Prey for the Gods, an indie PC game paying homage to Shadow of the Colossus, now has a new name courtesy of some pressure from Bethesda, publishers of the upcoming Prey.
A bleak landscape, battles against massive enemies which you can climb over...Prey for the Gods is as Shadow of the Colossus as you can get without actually playing Shadow of the Colossus.Read more
In a post mostly about updates made to the game following its successful Kickstarter, No Matter Studios also announce that the project will now be known as Præy for the Gods after Bethesda “chose to oppose our [trademark]”.
“We could’ve fought this and we did think about it for quite a while”, the statement says. “Something like a trademark opposition can be long and depending on how far someone wants to fight it can be very expensive. We didn’t want to spend our precious Kickstarter funds, nor did we want to have to ask for additional funds to fight this in court.”
“The truth is we initially thought about naming the game Præy for the Gods prior to our initial trailer.
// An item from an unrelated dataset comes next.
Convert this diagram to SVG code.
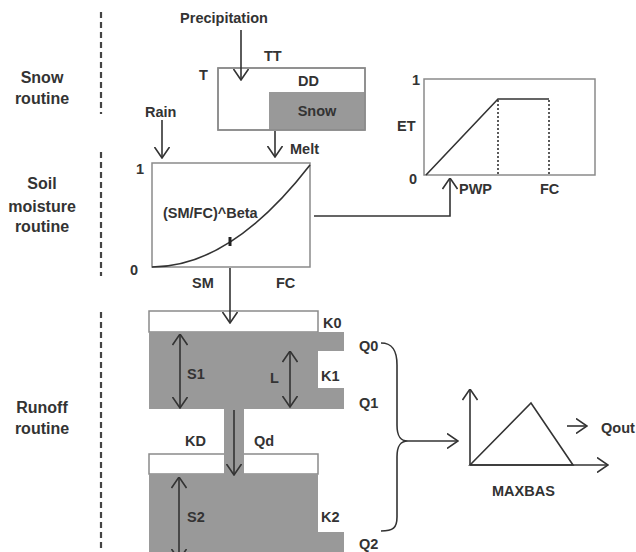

The logo has both the woman praying against the duality of prey, and thankfully we get to continue to use that. We figured people would have a hard time trying to type in the æ symbol in search engines etc. This was back in 2015 when we posted a trailer on Facebook and Twitter with had no idea if 100 or even 1000 people would watch the trailer.”
The team are allowed to keep using the logo, which features a praying woman instead of the letter “e”.
No Matter say that when they applied for trademarks in 2015 they took both Prey for the Gods and Præy for the Gods, but Bethesda opposed both, on the grounds that they were too similar to their upcoming Prey, which is out this week.
“While we disagree with their opposition we were able to come to an agreement”, No Matter say. That agreement means that they can continue to use a logo that says Prey For The Gods, with a stylised “e” that’s actually the silhouette of a woman praying, but must use Præy for the Gods every time the game’s name is written.
It’s an almost identical situation to the one Mojang found itself in a few years back over the word Scrolls, whose trademark Bethesda contested because it was deemed too similar to their Elder Scrolls series. As we explained at the time, this is how trademark cases are often fought: It isn’t about whether names are identical or overtly confusing, but more about the fact trademark law often requires lawsuits (or the threat of them) as part of the process of maintaining ownership of a name.